Pea shoots – since eaten by greedy slugs!

What else? Oh yes – flowers. It’s December now, remember. Two days after the shortest day, no less, and yes, there are still flowers.

The bed outside the front of the house, which gets hardly any direct sunlight at this time of year, has a nasturtium there going great guns. I planted some seeds in Spring and they’ve self-seeded three times since then.

Nasturtiums – they just keep on growing and flowering

Then there are the marigolds. At the front of the house they’re up against the wall, so as good as in deep shade. They barely get any light at all except for first thing in the morning for an hour, max, but still they grow and flower. It’s remarkable!

Marigolds – flowering away against this shady, cold wall

Roses are still growing too. I was never a fan of roses in the UK. There was always something stuffy about Rose Gardens, not least all the space waster around them! but here the roses are something else. The varieties I’ve seen – and smelled – locally are so vigorous, with stunning colours and strong scents. Quite different from many of the more ornamental varieties that I think dominate the UK. I like them so much I’ll be adding them to my garden, when I finally get one.

Other plants on my cuttings list include buddleja (there’s one on the way to the village), rosemary, lavender, and kiwi. The last three of those are best done in the spring. For the buddleja I just need to remember my secateurs when I’m walking past next time!

Food wise, we are still overflowing with the chard that came up all over the garden, a remnant from the previous green-fingered tenant. It’s very welcome at this time of year, so handy to be able to nip around the corner and come back with an armful of fresh greens. Another one for the permanent patch, when we get to it.

More onions and the never-ending chard

Busy in the garden

Over the last few days we’ve been busy in the garden setting up a new project, which is to grow veg in straw bales. This is a tried and tested method that is growing in popularity owing to it’s simplicity as well as the fact that you can get quite high yields from a small space using less water than in a conventional garden. They’re no good for annual crops, like strawberries or asparagus, as new bales are needed each year, but they’re great for pretty much everything else.

As we are short on space and on water, we decided to give it a go. It’s essentially a hydroponics system using straw as the growing medium. As the plants are watered, the straw retains the water as well as releasing nitrogen and generating heat as it decomposes. As well as being super-efficient the method also claims to extend the growing season. Obviously, James is very excited about our gardening experiment and has been initiating DD in the ways of the straw bale. We hope to build our house with these some day (soon?) and, if this all goes well, we’ll be building our veggie patch with them too!

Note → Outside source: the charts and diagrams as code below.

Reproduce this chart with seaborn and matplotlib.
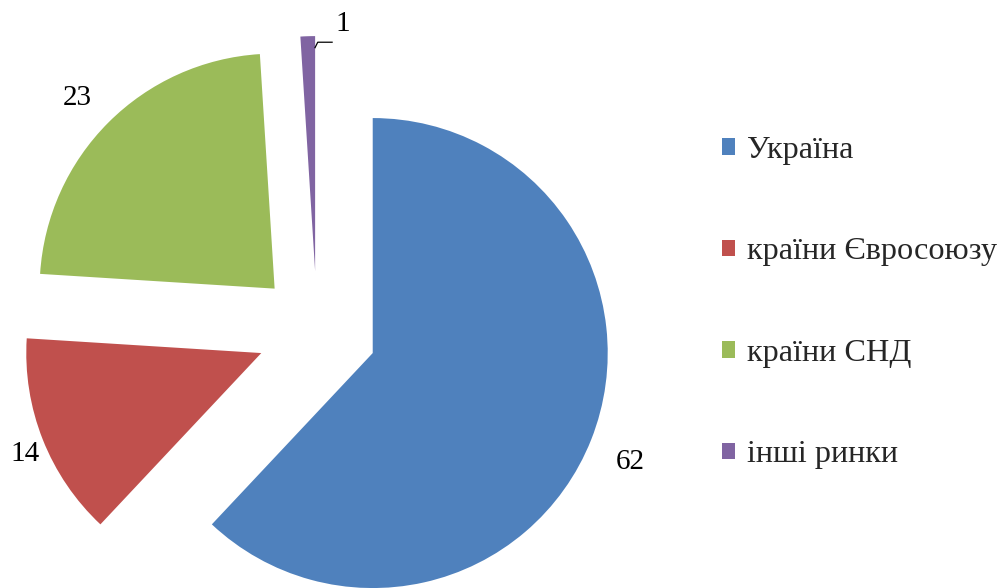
import numpy as np
import matplotlib
matplotlib.use("Agg")
import matplotlib.pyplot as plt
from matplotlib.patches import Patch
from matplotlib import font_manager as fm
import seaborn as sns

# Market shares, %
markets = ["Україна", "країни Євросоюзу", "країни СНД", "інші ринки"]
shares = [62, 14, 23, 1]
colors = ["#4F81BD", "#C0504D", "#9BBB59", "#8064A2"]

sns.set_theme(style="white")
plt.rcParams["font.family"] = ["Liberation Serif", "DejaVu Serif"]
legend_font = fm.FontProperties(family="Liberation Serif", size=23.2)

W, H, DPI = 1007, 588, 100
fig = plt.figure(figsize=(W / DPI, H / DPI), dpi=DPI)
ax = fig.add_axes([0, 0, 1, 1])

wedges, _ = ax.pie(
    shares,
    colors=colors,
    startangle=90,
    counterclock=False,
    explode=[0.255] * len(shares),
    radius=1.0,
    wedgeprops=dict(linewidth=0),
)

# Pixel scale: 235 px per unit radius, pie centre at (317, 331) from top-left
scale = 235.0
cx, cy = 317.0, 331.0
ax.set_xlim(-cx / scale, (W - cx) / scale)
ax.set_ylim(-(H - cy) / scale, cy / scale)
ax.set_aspect("equal")
ax.axis("off")

# Value labels just outside each wedge
label_dist = [1.18, 1.08, 1.19, None]
s = 1 / scale
for w, val, d in zip(wedges, shares, label_dist):
    mid = np.deg2rad((w.theta1 + w.theta2) / 2)
    x0, y0 = w.center
    if d is not None:
        ax.text(x0 + d * w.r * np.cos(mid), y0 + d * w.r * np.sin(mid) - 0.03,
                str(val), ha="center", va="center", fontsize=21, color="black",
                family="Liberation Serif")
    else:
        # small slice: label sits above-right with a short leader line
        px, py = x0 + w.r * np.cos(mid), y0 + w.r * np.sin(mid)
        lx = [px + 7 * s, px + 10 * s, px + 25 * s]
        ly = [py - 12 * s, py - 6 * s, py - 6 * s]
        ax.plot(lx, ly, color="black", lw=0.9, solid_capstyle="butt")
        ax.text(px + 35 * s, py + 12 * s, str(val), ha="center", va="center",
                fontsize=21, color="black", family="Liberation Serif")

handles = [Patch(facecolor=c, edgecolor="none") for c in colors]
leg = fig.legend(
    handles, markets,
    loc="upper left", bbox_to_anchor=(722 / W, 1 - 136 / H),
    frameon=False, prop=legend_font,
    handlelength=0.4, handleheight=0.4, handletextpad=0.37,
    labelspacing=2.25, borderpad=0, borderaxespad=0,
)
for t in leg.get_texts():
    t.set_fontfamily("Liberation Serif")

fig.savefig("out.png", dpi=DPI, facecolor="white")
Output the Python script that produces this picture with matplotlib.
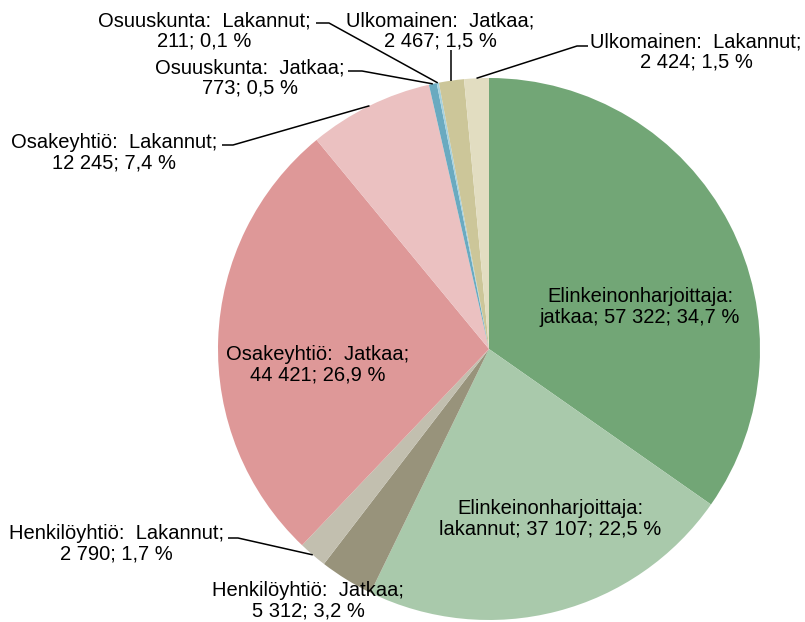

And today I grabbed a few minutes, while DS was pottering around kicking fallen figs down the road, to sort out the seed box (bagging seeds packets by planting month) and sewing some spinach, lamb’s lettuce, radishes and lettuces seeds in the conventional patch, which is now covered up with the netting to try and keep both the cats and birds off. I’m interested to see how these will grow alongside our straw-bale-grown veg, which we can plant in a few days, once the bales have been conditioned, which involves watering them daily and applying a high-nitrogen fertiliser every-other day.

All good fun! All we need now are a few rainy days to break up the sunny ones and everything should grow nicely. What I really don’t need are any more days where the temperature is pushing 30, as that’s what did for my last crop of leafy veg, which we eat a lot of.

One thing we planned to do but didn’t get around to was sorting out the worm bin, which we’ve been happily chucking our waste into. They seem happy enough but James observed that it’s getting a bit soggy in there so we’ve decided to tip it all out and get the worms set up with some new bedding. That will also give us chance to find out whether our worm community has grown since we last freshened it up. If they’re happy they should have multiplied. If not, well, we’re obviously not doing so well at it and need to try harder. Lots to do!

Good Neighbours 

It’s a long weekend here in France, as with much of Europe (I think), made longer for the us by the fact that DD came back from school on Friday with suspected conjunctivitis (joy of joys) so we’ve been busying ourselves in the garden. Today we worked on our new compositing solution, which I plan to blog about once we’ve finished setting it up, and also caught up with our lovely neighbours Patrick and Claudine, who took us around their veggie patch and orchard and gave us some of the many lettuces they’ve started in their cold frame, as they’re now ready to plant out and they have loads of them. These are the sucrine variety, or Little Gem en anglais, apparently native to this part of the world and a really good grower in this climate.

They have a wonderful garden which they work hard at maintaining. They know what they’re doing and have been giving us some good advice with our little patch, which is more than welcome. While we’ve gardened before and grown veg the climate is very different. They’re keen for us to succeed, which is lovely, and happy to also share their produce as well as their knowledge! Rhubarb is one of my favourite fruits (edible plants, actually) so when Claudine showed me their well-established patch I was more than happy to take up her offer of a large bunch to take home.

Claudine and I were also able to clear up the main difference between jam and compote, so now I know (it’s do with the amount of sugar used and the length of time you plan to store it.) Her recommendation for rhubarb was very definitely rhubarb tart.

Now to find some sugar-free rhubarb recipes, which will be new territory as my preferred dishes are usually fairly sugar-dense, like stewed rhubarb crumble and custard. Can I find a passable rhubarb tart recipe that will be up to Claudine’s standards, I wonder?